## Set exercise
Only the lines from the top of the records below through the line containing "0.000480, 0.000307, 0.000193]" should be printed, exactly and without pictures.

● ● ● ● ● ● ●

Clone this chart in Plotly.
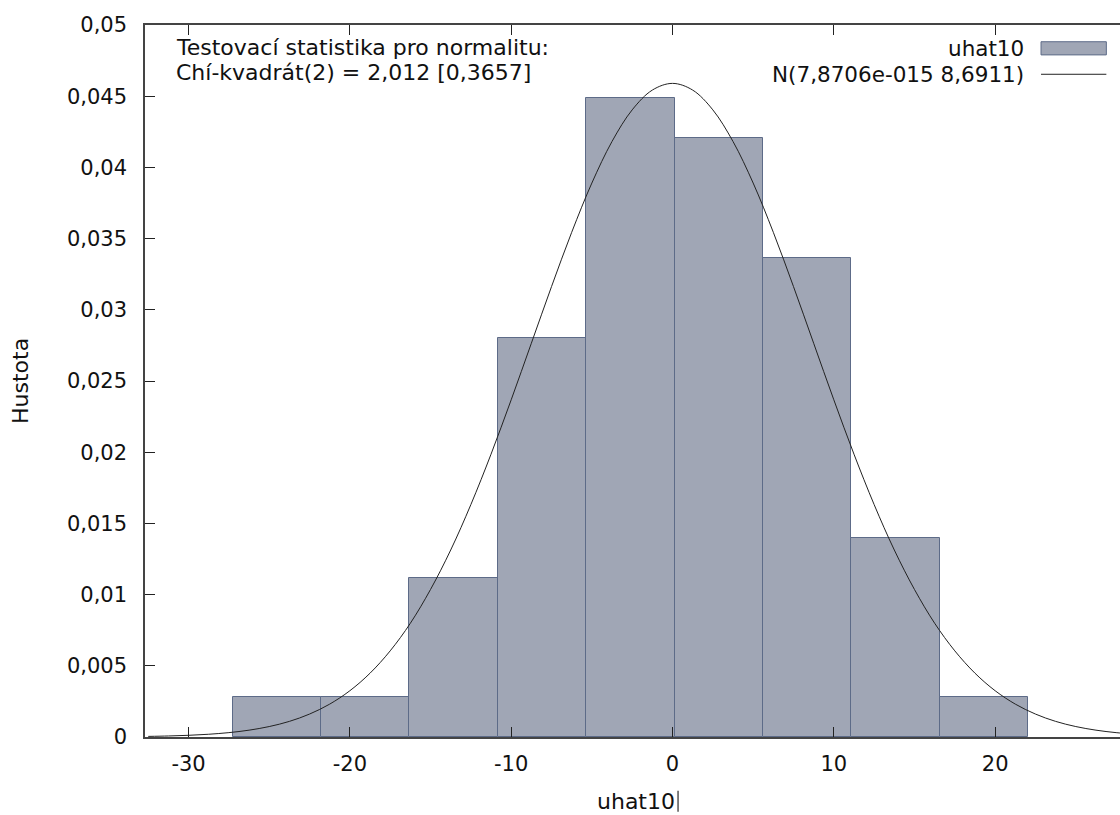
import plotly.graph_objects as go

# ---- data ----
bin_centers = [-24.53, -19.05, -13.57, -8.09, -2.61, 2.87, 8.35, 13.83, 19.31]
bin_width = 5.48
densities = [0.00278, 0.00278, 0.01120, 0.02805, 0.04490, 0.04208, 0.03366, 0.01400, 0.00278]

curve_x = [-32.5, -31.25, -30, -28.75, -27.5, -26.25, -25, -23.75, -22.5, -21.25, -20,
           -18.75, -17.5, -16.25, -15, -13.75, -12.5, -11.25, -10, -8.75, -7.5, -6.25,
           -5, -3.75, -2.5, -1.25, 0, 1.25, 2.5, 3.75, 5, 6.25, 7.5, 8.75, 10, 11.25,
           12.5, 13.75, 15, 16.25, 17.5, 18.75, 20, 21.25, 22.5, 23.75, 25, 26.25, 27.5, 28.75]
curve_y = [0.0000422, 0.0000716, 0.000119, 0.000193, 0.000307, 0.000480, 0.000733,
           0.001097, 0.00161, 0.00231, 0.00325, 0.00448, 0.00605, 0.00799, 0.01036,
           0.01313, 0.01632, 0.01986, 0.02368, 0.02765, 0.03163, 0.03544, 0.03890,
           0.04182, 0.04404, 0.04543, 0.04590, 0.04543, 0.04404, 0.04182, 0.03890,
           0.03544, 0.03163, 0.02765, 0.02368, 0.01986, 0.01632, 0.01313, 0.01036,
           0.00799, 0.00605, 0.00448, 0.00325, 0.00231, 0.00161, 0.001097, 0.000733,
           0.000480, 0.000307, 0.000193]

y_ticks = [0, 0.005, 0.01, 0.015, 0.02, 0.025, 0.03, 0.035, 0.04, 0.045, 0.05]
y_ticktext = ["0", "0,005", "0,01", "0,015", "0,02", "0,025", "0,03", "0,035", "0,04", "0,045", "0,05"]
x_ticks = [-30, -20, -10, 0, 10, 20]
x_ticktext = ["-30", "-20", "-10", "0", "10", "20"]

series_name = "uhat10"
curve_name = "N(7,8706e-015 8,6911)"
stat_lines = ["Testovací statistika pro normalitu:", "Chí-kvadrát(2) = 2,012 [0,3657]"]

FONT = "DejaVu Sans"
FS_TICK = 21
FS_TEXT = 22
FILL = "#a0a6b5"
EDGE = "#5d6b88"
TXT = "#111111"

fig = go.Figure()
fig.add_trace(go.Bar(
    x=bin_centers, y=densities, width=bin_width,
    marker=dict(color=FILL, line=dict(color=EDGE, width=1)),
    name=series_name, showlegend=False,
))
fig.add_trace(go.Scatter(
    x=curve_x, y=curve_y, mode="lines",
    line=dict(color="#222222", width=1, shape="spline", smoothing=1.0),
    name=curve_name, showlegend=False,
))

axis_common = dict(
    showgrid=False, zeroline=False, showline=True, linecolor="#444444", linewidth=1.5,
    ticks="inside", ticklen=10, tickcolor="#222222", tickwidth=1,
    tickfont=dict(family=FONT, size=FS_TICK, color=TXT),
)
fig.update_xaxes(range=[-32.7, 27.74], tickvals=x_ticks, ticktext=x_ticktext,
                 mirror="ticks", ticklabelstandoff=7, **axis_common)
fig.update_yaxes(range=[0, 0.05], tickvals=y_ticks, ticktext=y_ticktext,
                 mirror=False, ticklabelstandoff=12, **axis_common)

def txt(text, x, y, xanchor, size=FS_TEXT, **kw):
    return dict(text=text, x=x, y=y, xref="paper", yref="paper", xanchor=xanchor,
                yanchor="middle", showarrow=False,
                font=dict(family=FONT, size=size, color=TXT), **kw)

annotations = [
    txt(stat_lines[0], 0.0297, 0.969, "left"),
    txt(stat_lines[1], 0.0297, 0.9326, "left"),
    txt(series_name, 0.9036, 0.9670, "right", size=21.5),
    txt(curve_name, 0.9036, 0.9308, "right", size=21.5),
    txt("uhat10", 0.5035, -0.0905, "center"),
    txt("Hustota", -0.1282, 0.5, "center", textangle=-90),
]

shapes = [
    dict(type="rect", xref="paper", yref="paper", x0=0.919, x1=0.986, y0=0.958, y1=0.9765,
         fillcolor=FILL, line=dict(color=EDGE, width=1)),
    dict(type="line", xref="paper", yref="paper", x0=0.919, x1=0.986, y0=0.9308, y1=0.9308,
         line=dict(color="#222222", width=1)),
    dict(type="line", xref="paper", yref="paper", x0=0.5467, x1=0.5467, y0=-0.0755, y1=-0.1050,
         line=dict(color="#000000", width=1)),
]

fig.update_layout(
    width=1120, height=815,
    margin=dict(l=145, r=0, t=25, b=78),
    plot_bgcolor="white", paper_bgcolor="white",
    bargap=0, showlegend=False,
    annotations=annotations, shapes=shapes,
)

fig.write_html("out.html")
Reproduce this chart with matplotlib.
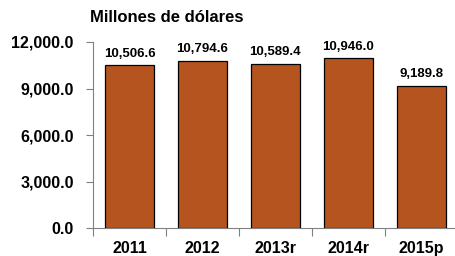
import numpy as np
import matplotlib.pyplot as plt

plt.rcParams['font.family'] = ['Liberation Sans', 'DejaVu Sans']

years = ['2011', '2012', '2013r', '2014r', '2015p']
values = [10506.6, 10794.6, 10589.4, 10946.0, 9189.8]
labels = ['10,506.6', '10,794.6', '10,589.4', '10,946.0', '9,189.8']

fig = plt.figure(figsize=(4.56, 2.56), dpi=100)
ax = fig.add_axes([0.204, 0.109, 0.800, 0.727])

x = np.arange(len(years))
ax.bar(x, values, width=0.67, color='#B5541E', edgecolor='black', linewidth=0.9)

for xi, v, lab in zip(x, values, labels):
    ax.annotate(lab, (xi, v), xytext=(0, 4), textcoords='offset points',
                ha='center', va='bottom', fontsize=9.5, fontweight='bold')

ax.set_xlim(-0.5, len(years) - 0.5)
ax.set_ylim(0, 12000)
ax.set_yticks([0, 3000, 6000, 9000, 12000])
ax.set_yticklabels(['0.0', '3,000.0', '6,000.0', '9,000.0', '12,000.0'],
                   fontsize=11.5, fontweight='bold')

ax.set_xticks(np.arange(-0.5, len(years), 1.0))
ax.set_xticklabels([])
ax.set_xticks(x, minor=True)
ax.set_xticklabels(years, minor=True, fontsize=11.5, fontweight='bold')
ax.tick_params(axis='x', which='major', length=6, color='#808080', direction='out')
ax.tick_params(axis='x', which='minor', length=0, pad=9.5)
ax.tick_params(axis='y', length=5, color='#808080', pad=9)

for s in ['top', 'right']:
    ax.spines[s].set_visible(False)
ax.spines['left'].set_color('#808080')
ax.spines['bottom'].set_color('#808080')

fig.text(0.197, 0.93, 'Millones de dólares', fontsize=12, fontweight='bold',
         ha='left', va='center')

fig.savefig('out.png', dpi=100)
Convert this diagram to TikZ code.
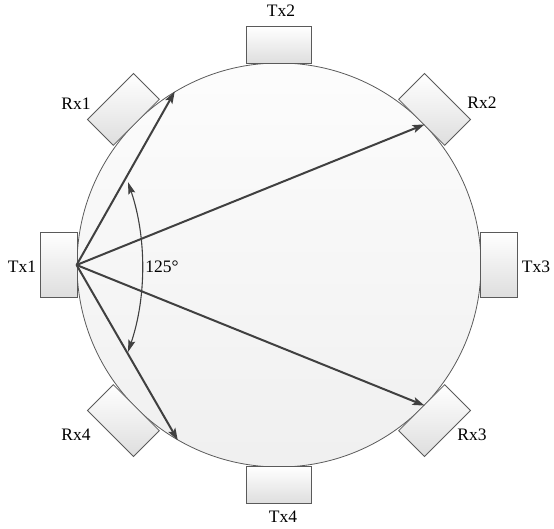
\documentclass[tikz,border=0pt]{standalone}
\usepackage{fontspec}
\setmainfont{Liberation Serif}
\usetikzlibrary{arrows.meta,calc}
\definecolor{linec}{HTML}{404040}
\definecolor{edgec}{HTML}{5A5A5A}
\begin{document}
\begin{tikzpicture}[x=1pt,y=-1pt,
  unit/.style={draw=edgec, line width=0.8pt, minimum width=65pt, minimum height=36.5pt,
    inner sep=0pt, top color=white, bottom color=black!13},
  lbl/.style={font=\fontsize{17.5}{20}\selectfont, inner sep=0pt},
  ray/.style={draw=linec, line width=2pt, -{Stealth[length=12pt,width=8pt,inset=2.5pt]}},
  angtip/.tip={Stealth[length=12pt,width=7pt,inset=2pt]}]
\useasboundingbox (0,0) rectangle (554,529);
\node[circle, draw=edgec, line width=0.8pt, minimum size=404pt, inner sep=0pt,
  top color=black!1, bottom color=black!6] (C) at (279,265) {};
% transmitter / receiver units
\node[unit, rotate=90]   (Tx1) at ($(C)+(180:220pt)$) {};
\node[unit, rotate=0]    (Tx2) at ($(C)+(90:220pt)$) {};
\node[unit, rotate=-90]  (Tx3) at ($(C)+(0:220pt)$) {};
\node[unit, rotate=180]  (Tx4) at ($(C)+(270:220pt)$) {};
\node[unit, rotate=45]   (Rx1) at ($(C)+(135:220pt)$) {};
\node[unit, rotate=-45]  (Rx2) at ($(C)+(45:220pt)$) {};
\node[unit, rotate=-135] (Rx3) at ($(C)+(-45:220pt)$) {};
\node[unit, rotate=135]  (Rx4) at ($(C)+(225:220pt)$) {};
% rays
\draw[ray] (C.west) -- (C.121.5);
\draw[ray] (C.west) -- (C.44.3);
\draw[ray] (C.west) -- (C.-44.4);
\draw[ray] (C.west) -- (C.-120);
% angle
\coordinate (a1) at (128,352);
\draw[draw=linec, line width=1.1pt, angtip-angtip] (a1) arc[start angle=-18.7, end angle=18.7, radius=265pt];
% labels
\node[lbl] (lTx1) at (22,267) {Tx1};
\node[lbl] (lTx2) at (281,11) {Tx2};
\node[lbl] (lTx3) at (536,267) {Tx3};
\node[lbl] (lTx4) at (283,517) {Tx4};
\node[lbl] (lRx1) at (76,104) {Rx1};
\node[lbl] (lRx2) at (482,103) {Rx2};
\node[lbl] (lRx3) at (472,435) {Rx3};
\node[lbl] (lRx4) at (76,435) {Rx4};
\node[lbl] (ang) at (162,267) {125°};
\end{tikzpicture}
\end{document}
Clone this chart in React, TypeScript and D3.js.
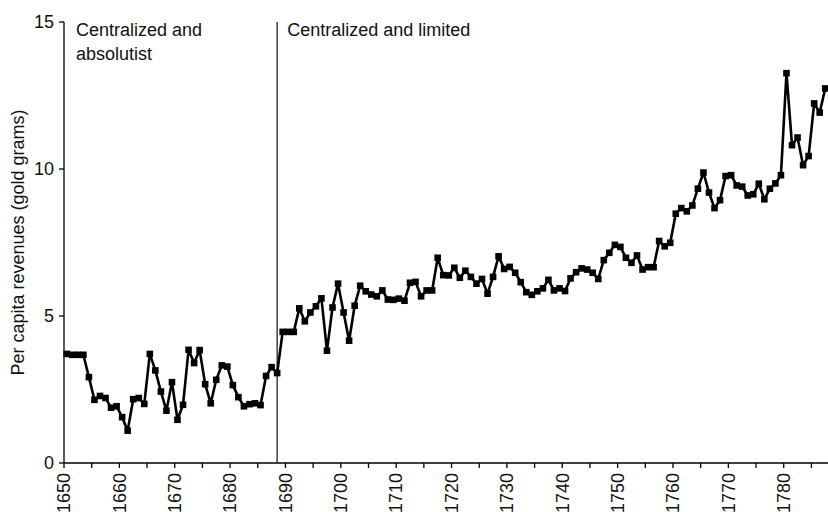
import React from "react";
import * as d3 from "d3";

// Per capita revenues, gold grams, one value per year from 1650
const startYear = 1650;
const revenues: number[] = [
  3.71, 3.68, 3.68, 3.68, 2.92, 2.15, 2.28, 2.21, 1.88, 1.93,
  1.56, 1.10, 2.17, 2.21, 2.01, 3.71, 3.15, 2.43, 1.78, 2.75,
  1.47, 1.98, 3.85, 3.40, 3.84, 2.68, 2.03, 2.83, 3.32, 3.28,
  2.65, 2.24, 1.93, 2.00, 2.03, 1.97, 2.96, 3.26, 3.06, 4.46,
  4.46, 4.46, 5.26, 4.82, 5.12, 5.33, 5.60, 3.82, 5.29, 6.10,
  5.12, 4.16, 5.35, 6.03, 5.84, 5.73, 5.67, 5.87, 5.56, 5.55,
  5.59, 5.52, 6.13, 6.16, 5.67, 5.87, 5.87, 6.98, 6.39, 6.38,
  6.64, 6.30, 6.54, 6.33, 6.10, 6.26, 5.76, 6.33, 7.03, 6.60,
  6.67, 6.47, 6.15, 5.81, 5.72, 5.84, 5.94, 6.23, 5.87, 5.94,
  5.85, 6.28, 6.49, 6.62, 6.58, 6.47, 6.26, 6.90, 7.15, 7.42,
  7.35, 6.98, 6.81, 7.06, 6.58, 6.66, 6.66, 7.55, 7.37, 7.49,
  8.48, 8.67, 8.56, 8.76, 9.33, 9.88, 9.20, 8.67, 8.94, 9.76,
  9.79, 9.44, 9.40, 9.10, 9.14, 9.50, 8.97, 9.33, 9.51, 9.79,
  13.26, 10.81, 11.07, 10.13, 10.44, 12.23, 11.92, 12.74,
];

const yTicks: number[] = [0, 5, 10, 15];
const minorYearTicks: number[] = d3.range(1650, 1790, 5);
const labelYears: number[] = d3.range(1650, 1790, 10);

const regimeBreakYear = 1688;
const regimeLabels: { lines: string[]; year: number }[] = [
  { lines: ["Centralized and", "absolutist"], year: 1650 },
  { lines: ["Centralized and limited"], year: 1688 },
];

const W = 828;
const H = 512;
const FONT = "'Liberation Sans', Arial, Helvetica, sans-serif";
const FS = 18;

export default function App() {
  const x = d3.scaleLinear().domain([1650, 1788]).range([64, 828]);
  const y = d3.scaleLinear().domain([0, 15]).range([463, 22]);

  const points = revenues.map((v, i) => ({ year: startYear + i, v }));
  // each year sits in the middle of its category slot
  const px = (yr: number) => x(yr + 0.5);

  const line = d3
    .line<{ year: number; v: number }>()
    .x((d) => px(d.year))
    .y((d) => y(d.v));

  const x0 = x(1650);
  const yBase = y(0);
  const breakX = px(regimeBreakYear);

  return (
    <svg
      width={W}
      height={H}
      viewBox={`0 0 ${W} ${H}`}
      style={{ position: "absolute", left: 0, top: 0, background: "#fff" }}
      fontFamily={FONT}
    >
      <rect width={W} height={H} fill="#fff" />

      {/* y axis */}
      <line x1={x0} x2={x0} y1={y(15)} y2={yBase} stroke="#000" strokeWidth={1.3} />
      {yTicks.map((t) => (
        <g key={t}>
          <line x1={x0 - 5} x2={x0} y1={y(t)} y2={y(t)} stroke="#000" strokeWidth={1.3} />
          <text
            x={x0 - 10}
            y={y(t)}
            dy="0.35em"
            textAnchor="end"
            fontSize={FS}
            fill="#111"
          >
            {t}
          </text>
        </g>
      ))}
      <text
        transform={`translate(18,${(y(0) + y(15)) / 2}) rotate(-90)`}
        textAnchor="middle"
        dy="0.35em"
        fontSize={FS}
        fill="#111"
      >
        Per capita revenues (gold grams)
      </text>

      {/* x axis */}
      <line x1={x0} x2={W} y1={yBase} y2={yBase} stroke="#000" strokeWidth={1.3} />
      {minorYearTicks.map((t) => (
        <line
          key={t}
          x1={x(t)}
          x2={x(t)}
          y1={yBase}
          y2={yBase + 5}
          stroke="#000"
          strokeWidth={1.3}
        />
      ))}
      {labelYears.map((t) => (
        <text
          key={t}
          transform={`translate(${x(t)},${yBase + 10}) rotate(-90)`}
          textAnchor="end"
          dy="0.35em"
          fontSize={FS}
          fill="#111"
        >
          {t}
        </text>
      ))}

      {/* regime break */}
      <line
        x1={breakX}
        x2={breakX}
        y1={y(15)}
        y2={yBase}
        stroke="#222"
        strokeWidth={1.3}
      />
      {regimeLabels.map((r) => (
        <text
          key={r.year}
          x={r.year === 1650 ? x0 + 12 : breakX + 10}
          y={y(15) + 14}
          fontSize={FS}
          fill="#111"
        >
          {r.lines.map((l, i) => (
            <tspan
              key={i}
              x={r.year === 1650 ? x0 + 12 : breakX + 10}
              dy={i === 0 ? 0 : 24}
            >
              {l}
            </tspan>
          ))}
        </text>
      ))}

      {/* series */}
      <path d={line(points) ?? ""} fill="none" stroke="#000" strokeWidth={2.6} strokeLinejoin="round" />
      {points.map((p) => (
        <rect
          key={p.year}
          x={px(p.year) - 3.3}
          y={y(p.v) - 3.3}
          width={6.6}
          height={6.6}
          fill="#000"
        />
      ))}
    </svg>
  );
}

● ● ● ● ● ● ●

## Worked solution
Clone this chart in Plotly.
import plotly.graph_objects as go

# ---- data ----
bin_centers = [-24.53, -19.05, -13.57, -8.09, -2.61, 2.87, 8.35, 13.83, 19.31]
bin_width = 5.48
densities = [0.00278, 0.00278, 0.01120, 0.02805, 0.04490, 0.04208, 0.03366, 0.01400, 0.00278]

curve_x = [-32.5, -31.25, -30, -28.75, -27.5, -26.25, -25, -23.75, -22.5, -21.25, -20,
           -18.75, -17.5, -16.25, -15, -13.75, -12.5, -11.25, -10, -8.75, -7.5, -6.25,
           -5, -3.75, -2.5, -1.25, 0, 1.25, 2.5, 3.75, 5, 6.25, 7.5, 8.75, 10, 11.25,
           12.5, 13.75, 15, 16.25, 17.5, 18.75, 20, 21.25, 22.5, 23.75, 25, 26.25, 27.5, 28.75]
curve_y = [0.0000422, 0.0000716, 0.000119, 0.000193, 0.000307, 0.000480, 0.000733,
           0.001097, 0.00161, 0.00231, 0.00325, 0.00448, 0.00605, 0.00799, 0.01036,
           0.01313, 0.01632, 0.01986, 0.02368, 0.02765, 0.03163, 0.03544, 0.03890,
           0.04182, 0.04404, 0.04543, 0.04590, 0.04543, 0.04404, 0.04182, 0.03890,
           0.03544, 0.03163, 0.02765, 0.02368, 0.01986, 0.01632, 0.01313, 0.01036,
           0.00799, 0.00605, 0.00448, 0.00325, 0.00231, 0.00161, 0.001097, 0.000733,
           0.000480, 0.000307, 0.000193]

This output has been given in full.